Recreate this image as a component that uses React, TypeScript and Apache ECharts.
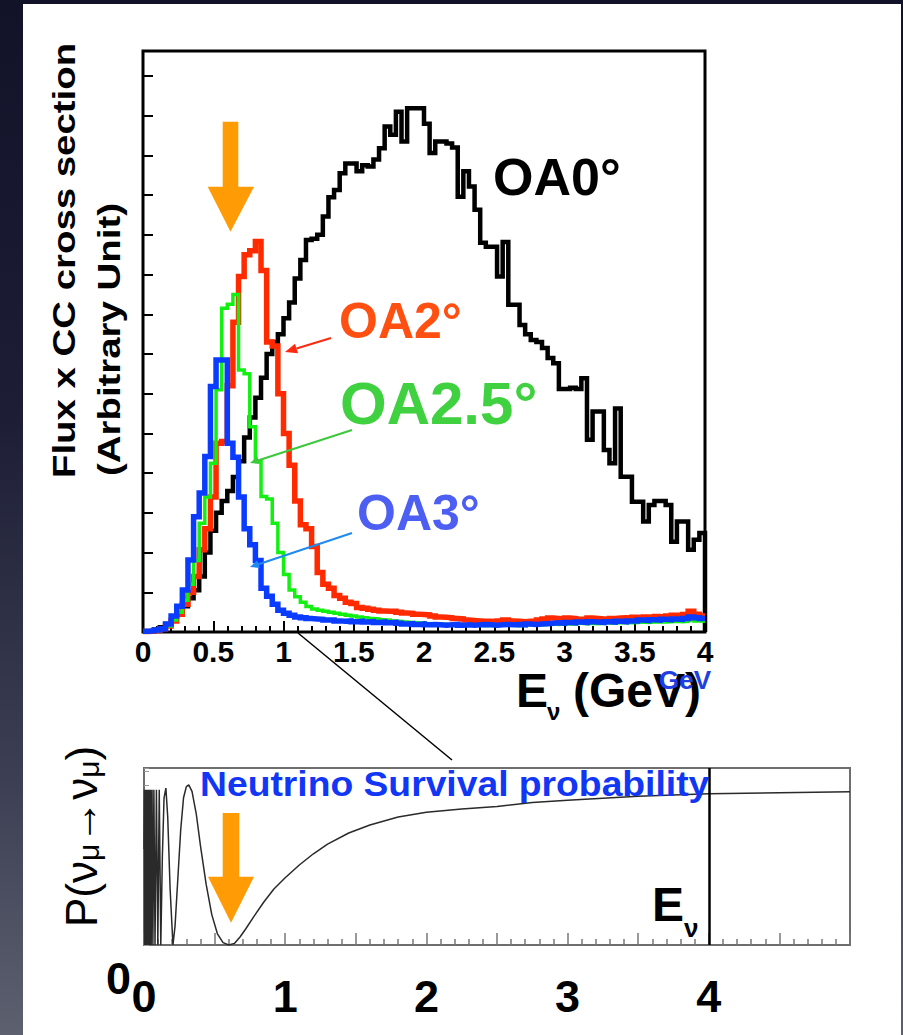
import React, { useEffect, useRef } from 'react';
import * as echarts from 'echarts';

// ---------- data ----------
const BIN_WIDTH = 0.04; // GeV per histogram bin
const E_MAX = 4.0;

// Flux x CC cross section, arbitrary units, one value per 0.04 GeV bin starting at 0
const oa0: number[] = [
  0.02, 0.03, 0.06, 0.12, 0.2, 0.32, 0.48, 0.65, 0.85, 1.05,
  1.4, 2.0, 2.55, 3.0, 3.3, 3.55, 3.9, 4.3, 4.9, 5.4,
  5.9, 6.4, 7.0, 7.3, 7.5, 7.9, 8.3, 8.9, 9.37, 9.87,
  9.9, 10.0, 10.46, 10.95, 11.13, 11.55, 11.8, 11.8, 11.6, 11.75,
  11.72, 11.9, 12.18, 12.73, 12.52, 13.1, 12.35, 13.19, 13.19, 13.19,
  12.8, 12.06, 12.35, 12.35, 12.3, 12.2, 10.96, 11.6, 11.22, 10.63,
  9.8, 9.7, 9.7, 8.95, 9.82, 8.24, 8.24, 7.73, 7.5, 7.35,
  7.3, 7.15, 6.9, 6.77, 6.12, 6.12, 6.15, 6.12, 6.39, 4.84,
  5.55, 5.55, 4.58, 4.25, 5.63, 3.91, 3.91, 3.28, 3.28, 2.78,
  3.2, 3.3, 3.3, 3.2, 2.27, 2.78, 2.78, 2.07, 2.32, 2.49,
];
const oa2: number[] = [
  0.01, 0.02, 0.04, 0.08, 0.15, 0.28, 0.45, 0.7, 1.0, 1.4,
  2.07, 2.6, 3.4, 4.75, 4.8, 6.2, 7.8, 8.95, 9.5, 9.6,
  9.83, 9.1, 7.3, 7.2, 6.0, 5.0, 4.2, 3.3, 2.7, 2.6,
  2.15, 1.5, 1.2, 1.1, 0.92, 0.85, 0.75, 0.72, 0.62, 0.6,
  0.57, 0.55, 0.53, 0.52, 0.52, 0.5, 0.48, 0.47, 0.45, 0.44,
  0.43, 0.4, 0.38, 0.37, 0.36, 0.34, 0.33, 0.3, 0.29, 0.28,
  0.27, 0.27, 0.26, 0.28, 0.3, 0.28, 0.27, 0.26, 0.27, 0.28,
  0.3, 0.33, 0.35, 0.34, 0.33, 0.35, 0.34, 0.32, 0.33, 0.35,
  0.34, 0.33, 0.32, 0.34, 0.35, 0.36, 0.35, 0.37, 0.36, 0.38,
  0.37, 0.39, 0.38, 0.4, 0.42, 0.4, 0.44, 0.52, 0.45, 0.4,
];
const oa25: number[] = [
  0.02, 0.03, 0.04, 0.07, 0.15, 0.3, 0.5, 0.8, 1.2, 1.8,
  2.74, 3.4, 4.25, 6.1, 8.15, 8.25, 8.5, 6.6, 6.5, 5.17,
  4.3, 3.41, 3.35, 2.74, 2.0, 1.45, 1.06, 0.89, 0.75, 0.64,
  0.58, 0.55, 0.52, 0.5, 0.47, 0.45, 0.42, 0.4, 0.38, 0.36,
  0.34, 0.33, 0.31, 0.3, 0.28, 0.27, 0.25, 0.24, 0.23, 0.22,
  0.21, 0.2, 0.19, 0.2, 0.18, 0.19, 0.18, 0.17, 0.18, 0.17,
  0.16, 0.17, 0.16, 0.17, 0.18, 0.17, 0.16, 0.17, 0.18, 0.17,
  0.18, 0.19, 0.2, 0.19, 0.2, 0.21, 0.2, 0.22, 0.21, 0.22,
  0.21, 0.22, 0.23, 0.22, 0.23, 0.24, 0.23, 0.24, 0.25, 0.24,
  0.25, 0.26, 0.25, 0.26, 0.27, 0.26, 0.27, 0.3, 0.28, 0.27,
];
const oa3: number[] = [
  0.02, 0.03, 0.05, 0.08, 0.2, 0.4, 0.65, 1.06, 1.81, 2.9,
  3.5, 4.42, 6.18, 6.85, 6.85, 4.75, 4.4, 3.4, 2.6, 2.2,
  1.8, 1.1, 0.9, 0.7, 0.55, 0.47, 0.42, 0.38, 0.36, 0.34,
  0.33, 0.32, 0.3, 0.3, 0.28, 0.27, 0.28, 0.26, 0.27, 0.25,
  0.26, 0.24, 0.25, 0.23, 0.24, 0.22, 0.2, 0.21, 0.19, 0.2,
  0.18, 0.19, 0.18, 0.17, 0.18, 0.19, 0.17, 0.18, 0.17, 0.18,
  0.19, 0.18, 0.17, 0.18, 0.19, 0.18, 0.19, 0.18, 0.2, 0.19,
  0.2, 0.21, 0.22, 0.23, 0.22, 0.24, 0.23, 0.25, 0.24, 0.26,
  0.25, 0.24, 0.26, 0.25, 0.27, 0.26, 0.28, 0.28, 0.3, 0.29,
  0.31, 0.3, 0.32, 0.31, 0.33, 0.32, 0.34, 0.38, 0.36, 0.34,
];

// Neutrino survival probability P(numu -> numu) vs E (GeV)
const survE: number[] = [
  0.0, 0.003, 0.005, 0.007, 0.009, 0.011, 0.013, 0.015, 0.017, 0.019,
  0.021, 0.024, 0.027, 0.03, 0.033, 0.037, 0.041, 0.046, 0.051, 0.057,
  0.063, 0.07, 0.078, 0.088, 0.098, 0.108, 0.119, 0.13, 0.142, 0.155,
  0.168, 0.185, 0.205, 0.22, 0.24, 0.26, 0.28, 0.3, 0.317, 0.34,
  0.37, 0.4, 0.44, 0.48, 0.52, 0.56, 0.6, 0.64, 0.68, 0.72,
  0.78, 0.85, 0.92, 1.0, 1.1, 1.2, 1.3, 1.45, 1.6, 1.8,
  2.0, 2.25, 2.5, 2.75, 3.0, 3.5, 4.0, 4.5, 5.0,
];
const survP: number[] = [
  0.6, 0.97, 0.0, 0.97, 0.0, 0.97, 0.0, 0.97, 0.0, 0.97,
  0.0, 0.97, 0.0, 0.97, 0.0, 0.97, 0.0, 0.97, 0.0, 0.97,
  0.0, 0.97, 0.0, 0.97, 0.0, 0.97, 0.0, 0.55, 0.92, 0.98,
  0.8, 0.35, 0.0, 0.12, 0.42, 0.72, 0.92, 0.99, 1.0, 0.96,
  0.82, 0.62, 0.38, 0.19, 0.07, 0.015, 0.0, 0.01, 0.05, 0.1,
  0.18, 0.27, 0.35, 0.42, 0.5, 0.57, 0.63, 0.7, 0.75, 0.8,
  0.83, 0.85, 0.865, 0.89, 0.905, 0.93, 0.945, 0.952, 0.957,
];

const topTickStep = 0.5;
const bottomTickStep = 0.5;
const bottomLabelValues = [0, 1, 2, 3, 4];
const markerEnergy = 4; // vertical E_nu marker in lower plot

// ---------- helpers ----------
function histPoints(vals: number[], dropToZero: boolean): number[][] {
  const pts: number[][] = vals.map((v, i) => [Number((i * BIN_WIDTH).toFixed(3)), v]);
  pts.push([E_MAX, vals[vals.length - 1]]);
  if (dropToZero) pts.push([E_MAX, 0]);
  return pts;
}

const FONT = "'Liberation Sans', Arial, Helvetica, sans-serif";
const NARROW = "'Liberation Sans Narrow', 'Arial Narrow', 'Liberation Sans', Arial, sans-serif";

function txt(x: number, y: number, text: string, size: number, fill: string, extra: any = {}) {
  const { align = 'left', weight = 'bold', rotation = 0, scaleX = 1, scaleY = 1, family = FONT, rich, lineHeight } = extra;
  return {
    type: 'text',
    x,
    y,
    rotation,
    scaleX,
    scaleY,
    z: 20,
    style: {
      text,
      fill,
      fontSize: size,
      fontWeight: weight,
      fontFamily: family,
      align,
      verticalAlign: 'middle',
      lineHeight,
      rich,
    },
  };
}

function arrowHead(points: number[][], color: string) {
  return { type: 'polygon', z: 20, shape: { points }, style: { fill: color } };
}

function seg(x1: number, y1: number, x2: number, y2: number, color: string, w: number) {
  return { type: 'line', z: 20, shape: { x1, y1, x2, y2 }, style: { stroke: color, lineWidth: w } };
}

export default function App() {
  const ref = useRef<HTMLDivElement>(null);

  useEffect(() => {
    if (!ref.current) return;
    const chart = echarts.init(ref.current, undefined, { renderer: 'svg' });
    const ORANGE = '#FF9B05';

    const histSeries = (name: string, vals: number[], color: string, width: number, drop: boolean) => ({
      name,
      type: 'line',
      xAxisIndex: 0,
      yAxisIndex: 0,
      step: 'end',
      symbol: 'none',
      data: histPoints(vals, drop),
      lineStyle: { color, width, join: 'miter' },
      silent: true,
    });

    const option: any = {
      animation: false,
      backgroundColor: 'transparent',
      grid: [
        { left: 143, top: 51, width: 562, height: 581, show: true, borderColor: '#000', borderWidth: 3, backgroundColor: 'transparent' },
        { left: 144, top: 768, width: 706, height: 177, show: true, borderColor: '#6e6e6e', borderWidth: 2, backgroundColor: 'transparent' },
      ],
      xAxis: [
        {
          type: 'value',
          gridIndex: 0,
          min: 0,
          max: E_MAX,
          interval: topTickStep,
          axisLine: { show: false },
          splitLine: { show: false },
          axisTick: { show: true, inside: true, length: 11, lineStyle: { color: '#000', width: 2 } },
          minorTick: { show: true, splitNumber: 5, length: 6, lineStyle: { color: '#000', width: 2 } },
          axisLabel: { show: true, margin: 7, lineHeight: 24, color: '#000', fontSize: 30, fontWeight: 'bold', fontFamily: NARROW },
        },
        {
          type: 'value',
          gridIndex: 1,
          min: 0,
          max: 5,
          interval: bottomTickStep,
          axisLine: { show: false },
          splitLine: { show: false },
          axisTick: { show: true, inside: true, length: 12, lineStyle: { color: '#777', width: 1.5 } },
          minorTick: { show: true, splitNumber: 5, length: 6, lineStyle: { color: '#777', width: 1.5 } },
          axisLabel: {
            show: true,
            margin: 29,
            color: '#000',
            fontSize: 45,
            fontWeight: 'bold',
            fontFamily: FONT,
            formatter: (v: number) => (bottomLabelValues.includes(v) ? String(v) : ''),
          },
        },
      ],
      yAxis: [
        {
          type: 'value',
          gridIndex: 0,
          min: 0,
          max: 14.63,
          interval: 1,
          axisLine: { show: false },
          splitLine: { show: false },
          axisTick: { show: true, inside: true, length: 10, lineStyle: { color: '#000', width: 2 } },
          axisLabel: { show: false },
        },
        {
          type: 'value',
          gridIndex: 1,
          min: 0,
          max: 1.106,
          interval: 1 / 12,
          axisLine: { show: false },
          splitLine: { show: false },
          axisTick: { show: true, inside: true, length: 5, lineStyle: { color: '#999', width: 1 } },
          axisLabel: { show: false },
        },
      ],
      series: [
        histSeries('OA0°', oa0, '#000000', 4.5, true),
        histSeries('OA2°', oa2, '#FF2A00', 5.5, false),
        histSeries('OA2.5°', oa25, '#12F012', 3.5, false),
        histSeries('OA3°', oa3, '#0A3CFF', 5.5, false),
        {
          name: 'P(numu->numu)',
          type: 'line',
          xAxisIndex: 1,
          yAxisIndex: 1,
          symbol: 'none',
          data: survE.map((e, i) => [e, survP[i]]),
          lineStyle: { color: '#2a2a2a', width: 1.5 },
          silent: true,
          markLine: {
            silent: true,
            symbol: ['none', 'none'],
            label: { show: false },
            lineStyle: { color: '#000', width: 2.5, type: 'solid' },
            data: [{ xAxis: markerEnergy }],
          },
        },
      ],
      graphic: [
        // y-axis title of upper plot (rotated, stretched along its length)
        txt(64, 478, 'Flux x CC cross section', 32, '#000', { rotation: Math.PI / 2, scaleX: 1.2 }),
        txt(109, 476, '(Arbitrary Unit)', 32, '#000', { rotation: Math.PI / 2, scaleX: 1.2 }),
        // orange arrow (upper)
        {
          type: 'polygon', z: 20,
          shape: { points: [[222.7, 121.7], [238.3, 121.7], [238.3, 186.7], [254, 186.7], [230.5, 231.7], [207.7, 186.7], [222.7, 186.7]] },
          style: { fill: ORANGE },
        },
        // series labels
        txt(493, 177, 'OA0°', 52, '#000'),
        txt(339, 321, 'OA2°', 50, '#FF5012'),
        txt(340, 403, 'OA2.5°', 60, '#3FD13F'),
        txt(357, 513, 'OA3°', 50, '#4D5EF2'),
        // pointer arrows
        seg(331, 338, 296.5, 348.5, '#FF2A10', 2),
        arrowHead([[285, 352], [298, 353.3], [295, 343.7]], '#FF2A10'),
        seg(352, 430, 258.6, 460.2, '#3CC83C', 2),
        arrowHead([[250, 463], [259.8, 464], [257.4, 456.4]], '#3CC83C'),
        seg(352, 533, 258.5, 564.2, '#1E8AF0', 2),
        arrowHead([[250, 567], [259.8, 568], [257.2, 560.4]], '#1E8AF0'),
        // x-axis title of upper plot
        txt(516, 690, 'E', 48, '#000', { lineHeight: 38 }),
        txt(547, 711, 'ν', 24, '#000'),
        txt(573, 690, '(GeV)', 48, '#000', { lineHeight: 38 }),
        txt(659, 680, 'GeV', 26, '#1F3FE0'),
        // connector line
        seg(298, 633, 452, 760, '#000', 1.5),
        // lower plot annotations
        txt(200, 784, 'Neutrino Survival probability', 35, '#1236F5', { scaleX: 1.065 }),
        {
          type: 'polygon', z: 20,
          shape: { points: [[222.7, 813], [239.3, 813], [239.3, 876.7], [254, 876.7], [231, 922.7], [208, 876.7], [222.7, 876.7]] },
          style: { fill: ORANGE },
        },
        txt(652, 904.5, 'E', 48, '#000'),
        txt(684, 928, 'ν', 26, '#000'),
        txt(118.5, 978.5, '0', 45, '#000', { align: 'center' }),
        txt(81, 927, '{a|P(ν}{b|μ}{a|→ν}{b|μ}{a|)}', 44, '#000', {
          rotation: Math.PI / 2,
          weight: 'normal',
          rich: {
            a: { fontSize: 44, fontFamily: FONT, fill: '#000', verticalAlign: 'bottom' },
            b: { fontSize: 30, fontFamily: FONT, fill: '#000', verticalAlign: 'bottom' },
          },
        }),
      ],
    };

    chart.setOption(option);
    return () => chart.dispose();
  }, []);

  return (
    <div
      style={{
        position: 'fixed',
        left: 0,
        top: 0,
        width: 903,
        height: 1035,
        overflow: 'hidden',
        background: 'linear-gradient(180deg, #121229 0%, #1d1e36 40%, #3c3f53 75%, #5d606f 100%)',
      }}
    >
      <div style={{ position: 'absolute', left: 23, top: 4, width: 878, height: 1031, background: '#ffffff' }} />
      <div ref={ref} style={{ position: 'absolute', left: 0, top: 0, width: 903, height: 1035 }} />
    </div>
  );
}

• • • • •

• [Do this]: Extract the lines exactly, please: the first line of the listing, the line with "const E_MAX = 4.0;", and every line between them, but no pictures.

• [Solution to this problem]:
Recreate this image as a component that uses React, TypeScript and Apache ECharts.
import React, { useEffect, useRef } from 'react';
import * as echarts from 'echarts';

// ---------- data ----------
const BIN_WIDTH = 0.04; // GeV per histogram bin
const E_MAX = 4.0;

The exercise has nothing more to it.